There's literally no reason to write your own implementation of a drop-down menu. Zero. None.

And yet, I occasionally run into a site where I need to enter my mailing address, and they have a drop-down menu to choose my state. In a native component, I can just tab to it, type "or", and Oregon (or OR if they're using the abbreviation) will be chosen, and I can just tab on to the next input field.

But every now and then, I find myself on a form where that doesn't work. It turns out, what looks like a drop-down menu is actually a fancy div, and when you click on it, another div pops up with divs for each item. Oh, but I can't even use my keyboard to choose an option! I HAVE to click!

WHY DO WEB DEVS DO THIS!? What was gained by this? Someone spent time to reimplement something for absolutely zero gain, and a LOT of loss! WHY!?

And my complaints don't even begin to address how the custom solution is probably awful for accessibility.

You don't need to make a custom button.

You don't need a custom date picker.

I'm struggling to think what custom components you think need to be made.


My best guess is that these abominations are made in order to adhere to some pre-made design that specified all the visual aspects without regard for the existing technology.
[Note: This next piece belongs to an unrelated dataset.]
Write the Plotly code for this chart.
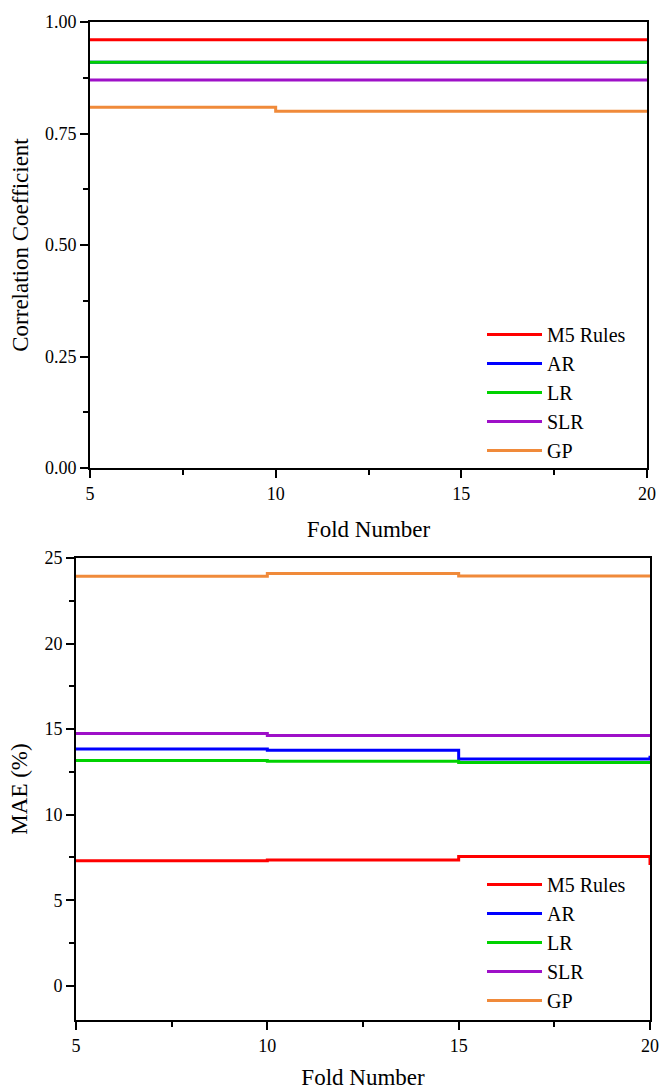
import plotly.graph_objects as go

folds = [5, 10, 15, 20]
models = ["M5 Rules", "AR", "LR", "SLR", "GP"]
colors = ["#FF0000", "#0000FF", "#00D200", "#9E10C8", "#F08A3A"]

cc_m5 = [0.960, 0.960, 0.960, 0.960]
cc_ar = [0.910, 0.910, 0.910, 0.910]
cc_lr = [0.910, 0.910, 0.910, 0.910]
cc_slr = [0.870, 0.870, 0.870, 0.870]
cc_gp = [0.809, 0.800, 0.800, 0.800]

mae_m5 = [7.31, 7.35, 7.55, 7.06]
mae_ar = [13.84, 13.76, 13.26, 13.45]
mae_lr = [13.16, 13.12, 13.05, 13.05]
mae_slr = [14.75, 14.63, 14.63, 14.63]
mae_gp = [23.93, 24.10, 23.95, 23.95]

cc_series = [cc_m5, cc_ar, cc_lr, cc_slr, cc_gp]
mae_series = [mae_m5, mae_ar, mae_lr, mae_slr, mae_gp]

W, H = 667, 1090
FONT = "Times New Roman, Liberation Serif, serif"

fig = go.Figure()
for name, col, ys in zip(models, colors, cc_series):
    fig.add_trace(go.Scatter(x=folds, y=ys, mode="lines", name=name,
                             line=dict(color=col, width=3, shape="hv"),
                             xaxis="x", yaxis="y", legend="legend"))
for name, col, ys in zip(models, colors, mae_series):
    fig.add_trace(go.Scatter(x=folds, y=ys, mode="lines", name=name,
                             line=dict(color=col, width=3, shape="hv"),
                             xaxis="x2", yaxis="y2", legend="legend2"))

def xax(domain, anchor):
    return dict(domain=domain, anchor=anchor, range=[5, 20], dtick=5, tick0=5,
                showline=True, linecolor="black", linewidth=2, mirror=True,
                ticks="outside", ticklen=8, tickwidth=2, tickcolor="black",
                minor=dict(dtick=2.5, tick0=5, ticks="outside", ticklen=5, tickwidth=2, tickcolor="black"),
                showgrid=False, zeroline=False, automargin=False,
                tickfont=dict(family=FONT, size=18, color="black"),
                title=dict(text="Fold Number", font=dict(family=FONT, size=23, color="black"), standoff=18))

def yax(domain, anchor, rng, dtick, mdtick, fmt, title):
    return dict(domain=domain, anchor=anchor, range=rng, dtick=dtick, tick0=0,
                tickformat=fmt,
                showline=True, linecolor="black", linewidth=2, mirror=True,
                ticks="outside", ticklen=8, tickwidth=2, tickcolor="black",
                minor=dict(dtick=mdtick, tick0=0, ticks="outside", ticklen=5, tickwidth=2, tickcolor="black"),
                showgrid=False, zeroline=False, automargin=False,
                tickfont=dict(family=FONT, size=18, color="black"),
                title=dict(text=title, font=dict(family=FONT, size=23, color="black"), standoff=10))

leg = dict(font=dict(family=FONT, size=20, color="black"), bgcolor="rgba(0,0,0,0)",
           borderwidth=0, xanchor="left", yanchor="top", tracegroupgap=0, itemwidth=55)

fig.update_layout(
    width=W, height=H,
    margin=dict(l=0, r=0, t=0, b=0),
    paper_bgcolor="white", plot_bgcolor="white",
    font=dict(family=FONT, color="black"),
    xaxis=xax([90 / W, 647 / W], "y"),
    yaxis=yax([1 - 468 / H, 1 - 22 / H], "x", [0, 1], 0.25, 0.125, ".2f", "Correlation Coefficient"),
    xaxis2=xax([76 / W, 650 / W], "y2"),
    yaxis2=yax([1 - 1020 / H, 1 - 558 / H], "x2", [-2, 25], 5, 2.5, "d", "MAE (%)"),
    legend=dict(leg, x=482 / W, y=1 - 315 / H),
    legend2=dict(leg, x=482 / W, y=1 - 865 / H),
)

fig.write_html("out.html")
If somebody gives you an export of a design made in Photoshop and says that you need to match it pixel for pixel, that design might not be readily implementable. Depending on the approvals needed, or the cost of hiring external designers, asking them to revisit the design in order to match the tech stack might be politically infeasible.

So instead of design being the intersection of form and function, design becomes entirely detached from the function.


They can use CSS to change the design.

It does not require the developer to completely rebuild the component behavior from scratch using JavaScript.


Lets say a date picker was not supported in html, I'd at least prefer they made one aggregating native buttons instead of from scratch with colored divs/whatever.


Well, that's a super minority opinion. Also, websites are not apps.


The same applies to most websites too


Good thing CSS is client side!


Interesting setup, do you have a link to it?